Core_XY_kins running on the CRAMPS, albeit poorly atm. Please dont bash the mockup. It has loads of errors I know, and was mainly a quick experiment to understand coreXY better.

Gonna be fun trying to trouble shoot all the interesting things coming from LinuxCNC to printing. @Charles_Steinkuehler

“Please dont bash the mockup.” – Seriously, mockups are the best. Shows you’re doing something! Hack away!

Nicely Done!!! It is all about persistence. Just keep swimming😅

Belt alignment is the key.

Your mockup is great! You should see the cardboard mockup of Wally I made from floppy drive head stepper motors and some old boxes from Mouser. At least yours moves properly! The floppy drive steppers didn’t have enough torque, and at the time I didn’t have extra stepper motors to play with. :frowning:

Was just playing with the INI file got it running up to 12000mm/min in straight lines with no following errors. First time I go at an angle though it throws errors.

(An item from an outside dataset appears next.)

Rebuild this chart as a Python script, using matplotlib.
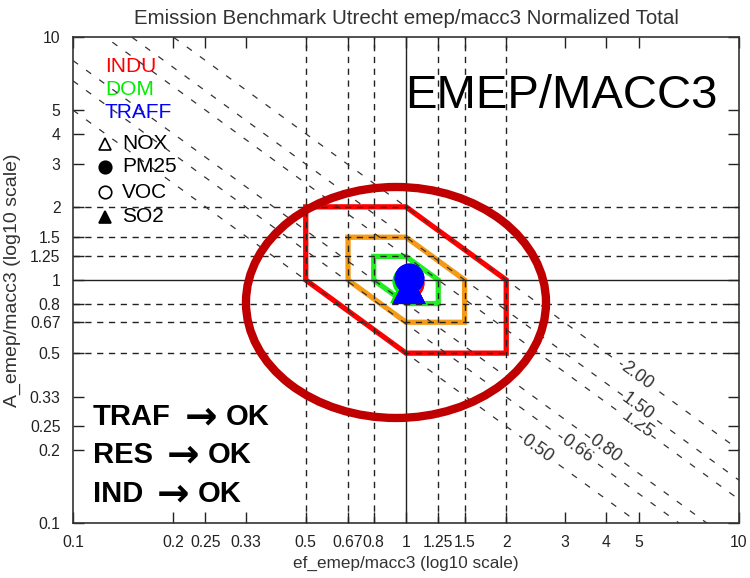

Ick @ mm/min. For those of you out there who want better numbers, that’s 200mm/sec

Yup. There’s something wrong in the linuxCNC config. That and the fact that I think I’m one of three people in the world using it to drive coreXY its gonna be fun.
For the record I was pushing 500mm/sec in this mockup with my azteeg. Which is where I would like to be comfortably when my next machine is done.

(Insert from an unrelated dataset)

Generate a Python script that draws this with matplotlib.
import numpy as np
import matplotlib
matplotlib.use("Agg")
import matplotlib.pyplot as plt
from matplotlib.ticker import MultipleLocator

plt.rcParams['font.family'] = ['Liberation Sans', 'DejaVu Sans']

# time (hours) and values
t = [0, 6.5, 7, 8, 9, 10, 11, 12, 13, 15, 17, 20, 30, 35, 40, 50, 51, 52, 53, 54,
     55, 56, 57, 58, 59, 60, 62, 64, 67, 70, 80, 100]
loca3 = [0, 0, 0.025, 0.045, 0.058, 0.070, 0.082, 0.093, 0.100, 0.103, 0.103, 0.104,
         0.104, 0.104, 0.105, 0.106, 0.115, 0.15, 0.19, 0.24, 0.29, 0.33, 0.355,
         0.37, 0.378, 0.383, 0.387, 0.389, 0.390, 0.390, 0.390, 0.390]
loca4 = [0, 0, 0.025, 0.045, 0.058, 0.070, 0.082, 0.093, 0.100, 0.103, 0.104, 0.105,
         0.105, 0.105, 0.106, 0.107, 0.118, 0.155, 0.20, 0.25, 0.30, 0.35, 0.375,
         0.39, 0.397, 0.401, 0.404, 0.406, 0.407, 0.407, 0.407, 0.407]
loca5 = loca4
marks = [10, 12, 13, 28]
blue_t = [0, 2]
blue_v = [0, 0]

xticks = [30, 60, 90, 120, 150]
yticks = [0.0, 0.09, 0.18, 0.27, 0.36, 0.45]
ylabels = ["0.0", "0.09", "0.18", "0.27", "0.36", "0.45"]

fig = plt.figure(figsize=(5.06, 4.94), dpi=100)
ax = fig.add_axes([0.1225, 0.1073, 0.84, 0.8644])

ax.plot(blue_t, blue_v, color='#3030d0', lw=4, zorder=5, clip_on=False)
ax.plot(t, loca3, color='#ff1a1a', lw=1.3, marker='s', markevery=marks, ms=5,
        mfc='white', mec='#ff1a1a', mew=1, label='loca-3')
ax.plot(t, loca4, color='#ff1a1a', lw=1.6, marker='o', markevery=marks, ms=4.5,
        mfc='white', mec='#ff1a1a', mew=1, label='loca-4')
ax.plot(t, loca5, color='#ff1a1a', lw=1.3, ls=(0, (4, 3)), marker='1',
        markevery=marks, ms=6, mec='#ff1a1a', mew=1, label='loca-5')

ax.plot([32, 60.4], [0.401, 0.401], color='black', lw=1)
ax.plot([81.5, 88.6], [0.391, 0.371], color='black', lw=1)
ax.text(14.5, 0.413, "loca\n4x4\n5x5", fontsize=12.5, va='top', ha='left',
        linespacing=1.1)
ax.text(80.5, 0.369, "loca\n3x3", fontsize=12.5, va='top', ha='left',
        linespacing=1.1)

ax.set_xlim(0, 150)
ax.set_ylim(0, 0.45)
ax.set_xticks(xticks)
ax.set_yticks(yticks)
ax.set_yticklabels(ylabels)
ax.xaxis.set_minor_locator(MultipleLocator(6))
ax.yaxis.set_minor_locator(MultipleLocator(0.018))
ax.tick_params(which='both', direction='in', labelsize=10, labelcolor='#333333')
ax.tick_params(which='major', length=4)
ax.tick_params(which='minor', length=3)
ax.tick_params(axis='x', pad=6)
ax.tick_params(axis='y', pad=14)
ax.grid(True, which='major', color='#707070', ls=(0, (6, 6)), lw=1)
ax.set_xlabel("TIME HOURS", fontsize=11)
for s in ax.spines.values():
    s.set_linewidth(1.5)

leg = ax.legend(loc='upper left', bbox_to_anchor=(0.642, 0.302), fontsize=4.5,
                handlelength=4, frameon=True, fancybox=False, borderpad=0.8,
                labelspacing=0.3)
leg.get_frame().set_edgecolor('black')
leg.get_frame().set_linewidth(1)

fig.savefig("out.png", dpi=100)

Someone has to be first! :slight_smile: I’ll be joining you soon with the CoreXZ once Nicolas gets back from the KC Maker Faire and cuts me some parts. One issue might be your microstepping and step rates. The default PRU setup uses a 10 uS task period which is very safe, but limits you to 50 KHz step rate max. You should be able to safely drop to 3-5 uS for the PRU task period which would substantially increase the top-end step rate. What steps/mm are you running to get 500 mm/s on the azteeg?

160 steps/mm. This whole controller is interesting. I never went outside what the stepper config wizard said in linuxcnc so going in and hand modifying the INI is new.

At 160 steps/mm you will be limited to ~312 mm/s at the maximum 50 KHz step rate unless you drop the PRU task period. I suggest dropping to 4 uS which will let you hit 500 mm/s with some headroom and should still be very safe on the PRU side (the 10 uS is hugely conservative, measured PRU execution time for a typical 4-axis setup is around 1.5 uS). So 4 uS should be fine unless you’re driving a bunch more step/dir generators.

You can change the PRU task period by adding a “pru_period=4000” to the hal_pru_generic load line in your hal file (4000 is the time in nS, or 4 uS).

loadrt PRUCONF prucode=$(LINUXCNC_HOME)/PRUCONF PRUCONF pru_period=4000

Is this the correct line Charles?

Yes, that’s the correct HAL line, and your change looks OK.

Oh, you should also turn the backplot display off (select the DRO tab). If I knew more about UI development vs. low-level programming, I’d rip the 3D view out (at least until the 3D GPU drivers work on the 'Bone with a Qt UI and Xenomai kernel). Without 3D acceleration the backplot sucks a bunch of performance from the CPU (although that has nothing to do with your following errors).

that helped some. What is a sane amount of FERROR and MIN_FERROR? From the manual looks like it should be as close to zero as possible.

FERROR = 30.0
MIN_FERROR = 10.25
This seems to work pretty well. But seems like a huge error window. At this point I can get up to almost 30kmm/min before the following error shows on 45degs

Migrated to the Macinekit list…

Thanks others can certainly benefit from this discussion

Does the core-xy have an advantage over the hbot scheme? It looks pretty similar except it’s got those crossing belts.

Yes its the same kinematic model, but the CoreXY takes the 45deg pulls that Hbot has out of the equation so the frame can be far less ridgid.